Regiepreis für Schraders „Unorthodox“

Bei den Emmys für Fernsehfilme und Miniserien war „Watchmen“ mit insgesamt elf Preisen der große Abräumer. In ihren Reden am Sonntag erinnerten die Macher an ein dunkles Kapitel der US-Geschichte, das der Serie zugrunde liegt: Beim Massaker von Tulsa waren laut Schätzungen im Jahr 1921 bis zu 300 Schwarze umgebracht worden. „Dieses Land vernachlässigt seine eigene Geschichte oft zum eigenen Nachteil“, sagten die Drehbuchautoren Damon Lindelof und Cord Jefferson.

Bei den Preisen für Miniserien gab es den überraschendsten Moment des Abends: Die Deutsche Maria Schrader bekam die Auszeichnung als beste Regisseurin für die vierteilige Serie „Unorthodox“ des Streaminganbieters Netflix. Sie erzählt darin die Geschichte der ultraorthodoxen Jüdin Esther, die vor ihrer Familie aus New York nach Berlin flüchtet. „Ich bin sprachlos“, sagte die auch als Schauspielerin bekannte 54-Jährige in der Liveschaltung, umgeben von einigen Mitgliedern des Teams.

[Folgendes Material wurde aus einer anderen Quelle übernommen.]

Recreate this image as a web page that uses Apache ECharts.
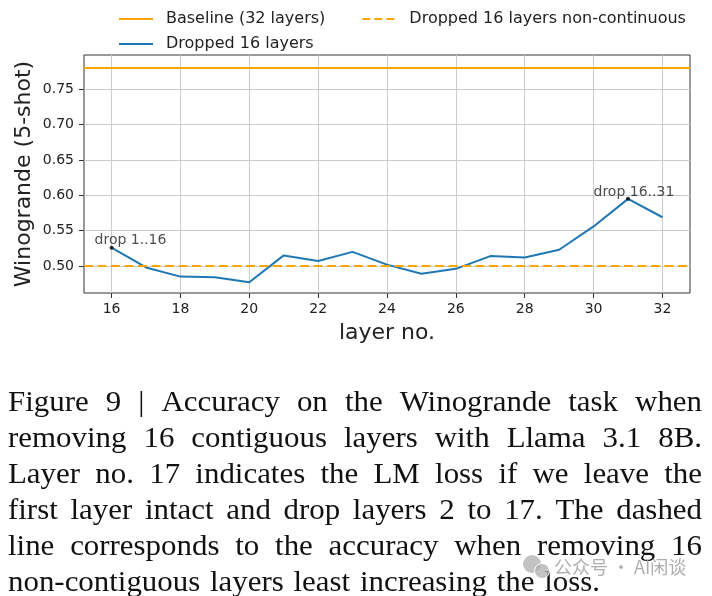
<!DOCTYPE html>
<html>
<head>
<meta charset="utf-8">
<script src="https://cdn.jsdelivr.net/npm/echarts@6/dist/echarts.min.js"></script>
<style>
  html, body { margin: 0; padding: 0; background: #fff; }
  #chart { width: 712px; height: 596px; }
</style>
</head>
<body>
<div id="chart"></div>
<script>
// ---- data ----
const layers = [16, 17, 18, 19, 20, 21, 22, 23, 24, 25, 26, 27, 28, 29, 30, 31, 32];
const dropped16 = [0.526, 0.498, 0.485, 0.484, 0.477, 0.515, 0.507, 0.520, 0.502, 0.489, 0.496, 0.514, 0.512, 0.523, 0.556, 0.595, 0.569];
const baselineValue = 0.783;
const nonContiguousValue = 0.500;
const xTicks = [16, 18, 20, 22, 24, 26, 28, 30, 32];
const yTicks = [0.50, 0.55, 0.60, 0.65, 0.70, 0.75];
const annoX = [16, 31];
const annoY = [0.526, 0.595];
const annoText = ['drop 1..16', 'drop 16..31'];
const seriesNames = ['Baseline (32 layers)', 'Dropped 16 layers non-continuous', 'Dropped 16 layers'];
const axisNames = ['layer no.', 'Winogrande (5-shot)'];
const captionLines = [
  'Figure 9 | Accuracy on the Winogrande task when',
  'removing 16 contiguous layers with Llama 3.1 8B.',
  'Layer no.  17 indicates the LM loss if we leave the',
  'first layer intact and drop layers 2 to 17. The dashed',
  'line corresponds to the accuracy when removing 16',
  'non-contiguous layers least increasing the loss.'
];
const watermarkText = '公众号 · AI闲谈';

// ---- chart ----
const chart = echarts.init(document.getElementById('chart'), null, { renderer: 'canvas' });
const SANS = '"DejaVu Sans", sans-serif';
const ORANGE = '#ffa500';
const BLUE = '#1f77b4';

// caption layout (justified lines)
const capFont = 30;
const capScale = 1.03;
const capFamily = '"Liberation Serif", "Times New Roman", serif';
const ctx = document.createElement('canvas').getContext('2d');
ctx.font = capFont + 'px ' + capFamily;
const capLeft = 8, capRight = 702, capTop = 403, capStep = 36;
const graphics = [];
captionLines.forEach(function (line, i) {
  const words = line.split(/\s+/);
  const y = capTop + i * capStep;
  const last = i === captionLines.length - 1;
  const widths = words.map(function (w) { return ctx.measureText(w).width * capScale; });
  const total = widths.reduce(function (a, b) { return a + b; }, 0);
  const space = ctx.measureText(' ').width * 1.3;
  const gap = last ? space : (capRight - capLeft - total) / (words.length - 1);
  let x = capLeft;
  words.forEach(function (w, k) {
    graphics.push({
      type: 'text', x: x, y: y, scaleX: capScale, silent: true,
      style: { text: w, x: 0, y: 0, fill: '#111', font: capFont + 'px ' + capFamily, verticalAlign: 'middle', align: 'left' }
    });
    x += widths[k] + gap;
  });
});
// watermark
graphics.push({ type: 'circle', shape: { cx: 532, cy: 564, r: 9 }, style: { fill: 'rgba(175,175,175,0.75)' }, silent: true });
graphics.push({ type: 'circle', shape: { cx: 542, cy: 571, r: 7.5 }, style: { fill: 'rgba(175,175,175,0.75)', stroke: '#fff', lineWidth: 1 }, silent: true });
graphics.push({
  type: 'text', x: 554, y: 567, silent: true,
  style: { text: watermarkText, fill: 'rgba(160,160,160,0.85)', font: '18px "Noto Sans CJK SC", sans-serif', verticalAlign: 'middle', align: 'left' }
});

const legendText = { fontFamily: SANS, fontSize: 16, color: '#222', padding: [0, 0, 0, 8] };

const option = {
  animation: false,
  backgroundColor: '#fff',
  grid: { left: 84, right: 22, top: 55, bottom: 303, show: true, borderColor: '#333', borderWidth: 1, backgroundColor: 'transparent' },
  legend: [
    { data: [seriesNames[0], seriesNames[1]], left: 113, top: 6, itemWidth: 34, itemHeight: 14, itemGap: 36, textStyle: legendText, itemStyle: { opacity: 0 }, selectedMode: false },
    { data: [seriesNames[2]], left: 113, top: 31, itemWidth: 34, itemHeight: 14, textStyle: legendText, itemStyle: { opacity: 0 }, selectedMode: false }
  ],
  xAxis: {
    type: 'value', min: 15.2, max: 32.8,
    name: axisNames[0], nameLocation: 'middle', nameGap: 29, nameMoveOverlap: false,
    nameTextStyle: { fontFamily: SANS, fontSize: 22, color: '#222' },
    axisLine: { show: false },
    axisTick: { show: true, customValues: xTicks, length: 5, lineStyle: { color: '#333' } },
    axisLabel: { customValues: xTicks, margin: 9, fontFamily: SANS, fontSize: 14, color: '#222' },
    splitLine: { show: true, lineStyle: { color: '#cccccc', width: 1 } }
  },
  yAxis: {
    type: 'value', min: 0.4618, max: 0.7986,
    name: axisNames[1], nameLocation: 'middle', nameGap: 49, nameRotate: 90, nameMoveOverlap: false,
    nameTextStyle: { fontFamily: SANS, fontSize: 22, color: '#222', verticalAlign: 'bottom' },
    axisLine: { show: false },
    axisTick: { show: true, customValues: yTicks, length: 5, lineStyle: { color: '#333' } },
    axisLabel: { customValues: yTicks, margin: 10, fontFamily: SANS, fontSize: 14, color: '#222', formatter: function (v) { return v.toFixed(2); } },
    splitLine: { show: true, lineStyle: { color: '#cccccc', width: 1 } }
  },
  series: [
    {
      name: seriesNames[0], type: 'line', data: [], symbol: 'none', color: ORANGE,
      lineStyle: { color: ORANGE, width: 2 },
      markLine: { silent: true, symbol: 'none', label: { show: false }, lineStyle: { color: ORANGE, width: 2, type: 'solid' }, data: [{ yAxis: baselineValue }] }
    },
    {
      name: seriesNames[1], type: 'line', data: [], symbol: 'none', color: ORANGE,
      lineStyle: { color: ORANGE, width: 2, type: [8, 4] },
      markLine: { silent: true, symbol: 'none', label: { show: false }, lineStyle: { color: ORANGE, width: 2, type: [9, 4.5] }, data: [{ yAxis: nonContiguousValue }] }
    },
    {
      name: seriesNames[2], type: 'line', symbol: 'none', color: BLUE,
      lineStyle: { color: BLUE, width: 2 },
      data: layers.map(function (l, i) { return [l, dropped16[i]]; }), z: 3
    },
    {
      name: 'annotations', type: 'scatter', symbolSize: 4, itemStyle: { color: '#000' }, z: 4,
      data: annoX.map(function (x, i) {
        return {
          value: [x, annoY[i]],
          label: {
            show: true, formatter: annoText[i], position: 'inside', align: 'left', verticalAlign: 'middle',
            offset: [i === 0 ? -17 : -34.5, -7],
            fontFamily: SANS, fontSize: 14, color: '#222'
          }
        };
      })
    }
  ],
  graphic: graphics
};
chart.setOption(option);
</script>
</body>
</html>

Insgesamt gingen heuer mehr Preise an HBO- als an Netflix-Serien, obwohl Letztere öfter nominiert waren, was neben den Preisen für „Succession“ und „Euphoria“ vor allem an mehreren Awards für „Watchmen“ lag. „Schitt’s Creek“ wiederum, die kanadische TV-Comedy-Serie, war von Netflix ins Streaminguniversum geholt worden.